Nvidia’s next AI bet is the whole rack, not just the chip
A dense liquid-cooled AI rack opened like a technical showcase, with Rubin Ultra trays glowing around a central terabyte-memory motif.📷 AI-generated image / TECH&SPACE
- ★Rubin Ultra was shown with 1TB of HBM4E memory and four compute chiplets in one package.
- ★Kyber NVL144 targets a rack-scale system with 144 GPU packages and default liquid cooling.
- ★The main risk is not only chip cost, but power, serviceability, NVLink topology and availability around 2027.
Nvidia's Rubin Ultra reveal is not just another bigger-chip moment; it is a reminder that modern AI systems are increasingly constrained by how much data they can keep close to the accelerator. According to Tom's Hardware's report, the package combines four compute chiplets with 1TB of HBM4E memory, a scale that moves memory from supporting spec to central product argument.
That matters because large model training and high-volume inference do not simply want faster math. They want less waiting, fewer trips across slower memory paths, and tighter coordination across accelerators. Rubin Ultra appears designed for that problem: keep more model state and working data near the silicon, then connect the packages inside a rack that behaves less like a pile of servers and more like one deliberately engineered machine.
The Kyber rack is the second half of the story. Nvidia is positioning the new design as a rack-scale platform for Rubin Ultra, with 144 GPU packages and default liquid cooling. That is the practical admission behind the spectacle: at this level, the product is no longer just the GPU. It is the tray, the rack, the fabric, the power envelope, and the cooling loop.
Rubin Ultra turns HBM4E memory, cooling and the whole rack into the real product
Close engineering view of vertical GPU trays, coolant manifolds, fiber interconnects and service labels inside a Kyber-style rack.📷 AI-generated image / TECH&SPACE
The source material also shows that the claimed performance comparison is also worth reading carefully. Kyber NVL144 systems are said to deliver at least four times the performance of Oberon NVL72 systems based on 72 Rubin GPUs, helped by denser packaging and faster interconnects such as the reported 3,600GB/s seventh-generation NVLink switch.
The math invites skepticism, but the direction is clear: Nvidia wants buyers to evaluate AI infrastructure by rack output, not by individual board specs.
For cloud providers and frontier AI labs, that could change procurement and deployment planning. Higher memory per package may reduce some model-sharding friction, while denser racks could improve floor-space efficiency. The tradeoff is familiar and expensive: liquid cooling, power delivery, and serviceability become first-order engineering problems rather than facilities footnotes.

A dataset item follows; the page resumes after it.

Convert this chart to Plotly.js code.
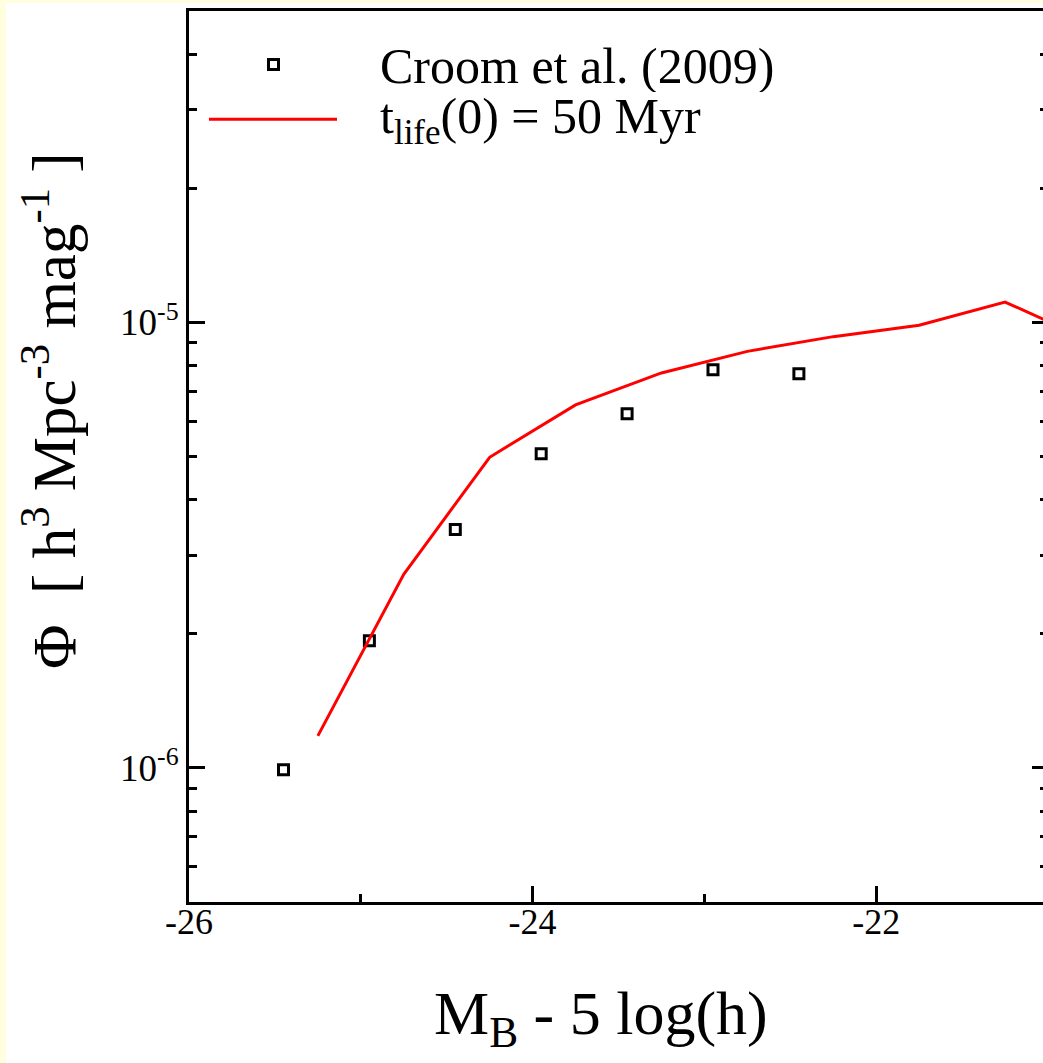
<!DOCTYPE html>
<html>
<head>
<meta charset="utf-8">
<script src="https://cdn.plot.ly/plotly-3.0.1.min.js"></script>
<style>
  html, body { margin: 0; padding: 0; background: #FFFFE0; overflow: hidden; }
  #chart { position: absolute; left: 6px; top: 3px; width: 1100px; height: 1060px; }
</style>
</head>
<body>
<div id="chart"></div>
<script>
// Croom et al. (2009) luminosity function points
const croomMag = [-25.45, -24.95, -24.45, -23.95, -23.45, -22.95, -22.45];
const croomPhi = [9.9e-7, 1.93e-6, 3.43e-6, 5.07e-6, 6.24e-6, 7.83e-6, 7.67e-6];

// Model curve, t_life(0) = 50 Myr
const modelMag = [-25.25, -24.75, -24.25, -23.75, -23.25, -22.75, -22.25, -21.75, -21.25, -20.75];
const modelPhi = [1.18e-6, 2.72e-6, 4.98e-6, 6.53e-6, 7.70e-6, 8.61e-6, 9.29e-6, 9.85e-6, 1.111e-5, 9.09e-6];

// Legend labels
const seriesNames = ["Croom et al. (2009)", "t<sub>life</sub>(0) = 50 Myr"];

// Axis ticks
const xTickVals = [-26, -24, -22];
const xTickText = ["-26", "-24", "-22"];
const yTickVals = [1e-6, 1e-5];
const yTickText = ["10<sup>-6</sup>", "10<sup>-5</sup>"];
const yMinorVals = [6e-7, 7e-7, 8e-7, 9e-7, 2e-6, 3e-6, 4e-6, 5e-6, 6e-6, 7e-6, 8e-6, 9e-6, 2e-5, 3e-5, 4e-5];

const FONT = "Liberation Serif, Times New Roman, serif";

// plot-area geometry (pixels inside the chart div)
const M = { l: 183, t: 8, w: 859, h: 891 };
const W = 1100, H = 1060;
const px = x => (x - M.l) / M.w;
const py = y => 1 - (y - M.t) / M.h;

const traces = [
  {
    x: croomMag, y: croomPhi, name: seriesNames[0],
    type: "scatter", mode: "markers",
    marker: { symbol: "square-open", size: 10, color: "#000", line: { width: 3, color: "#000" } },
    showlegend: false
  },
  {
    x: modelMag, y: modelPhi, name: seriesNames[1],
    type: "scatter", mode: "lines",
    line: { color: "#FF0000", width: 3 },
    showlegend: false
  }
];

const layout = {
  width: W, height: H,
  margin: { l: M.l, t: M.t, r: W - M.l - M.w, b: H - M.t - M.h },
  paper_bgcolor: "#FFFFFF",
  plot_bgcolor: "#FFFFFF",
  font: { family: FONT, color: "#000" },
  showlegend: false,
  xaxis: {
    range: [-26, -21],
    showgrid: false, zeroline: false,
    showline: true, linecolor: "#000", linewidth: 3, mirror: true,
    tickmode: "array", tickvals: xTickVals, ticktext: xTickText,
    ticks: "inside", ticklen: 16, tickwidth: 3, tickcolor: "#000",
    ticklabelstandoff: -14,
    tickfont: { family: FONT, size: 36, color: "#000" },
    minor: { tickmode: "linear", tick0: -26, dtick: 1, ticks: "inside", ticklen: 8, tickwidth: 3, tickcolor: "#000", showgrid: false }
  },
  yaxis: {
    type: "log",
    range: [Math.log10(5e-7), Math.log10(5e-5)],
    showgrid: false, zeroline: false,
    showline: true, linecolor: "#000", linewidth: 3, mirror: "ticks",
    tickmode: "array", tickvals: yTickVals, ticktext: yTickText,
    ticks: "inside", ticklen: 16, tickwidth: 3, tickcolor: "#000",
    tickfont: { family: FONT, size: 37, color: "#000" },
    minor: { tickmode: "array", tickvals: yMinorVals, ticks: "inside", ticklen: 8, tickwidth: 3, tickcolor: "#000", showgrid: false }
  },
  shapes: [
    // legend key: open square
    { type: "rect", xref: "paper", yref: "paper", xsizemode: "pixel", ysizemode: "pixel",
      xanchor: px(267.5), yanchor: py(61.5), x0: -5, x1: 5, y0: -5, y1: 5,
      line: { color: "#000", width: 3 }, fillcolor: "rgba(0,0,0,0)" },
    // legend key: red line
    { type: "line", xref: "paper", yref: "paper",
      x0: px(203), x1: px(331), y0: py(116.3), y1: py(116.3),
      line: { color: "#FF0000", width: 3 } }
  ],
  annotations: [
    { text: seriesNames[0], xref: "paper", yref: "paper", x: px(372), y: py(62.5),
      xanchor: "left", yanchor: "middle", showarrow: false, height: 52,
      font: { family: FONT, size: 50, color: "#000" } },
    { text: seriesNames[1], xref: "paper", yref: "paper", x: px(372), y: py(116.5),
      xanchor: "left", yanchor: "middle", showarrow: false, height: 52,
      font: { family: FONT, size: 50, color: "#000" } },
    // axis titles
    { text: "M<sub>B</sub> - 5 log(h)", xref: "paper", yref: "paper", x: px(595), y: py(1014),
      xanchor: "center", yanchor: "middle", showarrow: false,
      font: { family: FONT, size: 62, color: "#000" } },
    { text: "\u03A6\u00A0\u00A0[ h<sup>3</sup> Mpc<sup>-3</sup> mag<sup>-1</sup> ]", xref: "paper", yref: "paper",
      x: px(44), y: py(408), textangle: -90,
      xanchor: "center", yanchor: "middle", showarrow: false,
      font: { family: FONT, size: 61, color: "#000" } }
  ]
};

Plotly.newPlot("chart", traces, layout, { staticPlot: true, displayModeBar: false });
</script>
</body>
</html>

For everyone else, Rubin Ultra is still more signal than shopping list. The systems are expected around 2027, and there are no useful public pricing details in the source material. The industry should treat this as a roadmap marker: Nvidia is telling customers that the next competitive edge in AI hardware will come from memory-heavy, rack-native systems, not from prettier benchmark slides alone. In other words, the GPU is becoming infrastructure with a logo on it.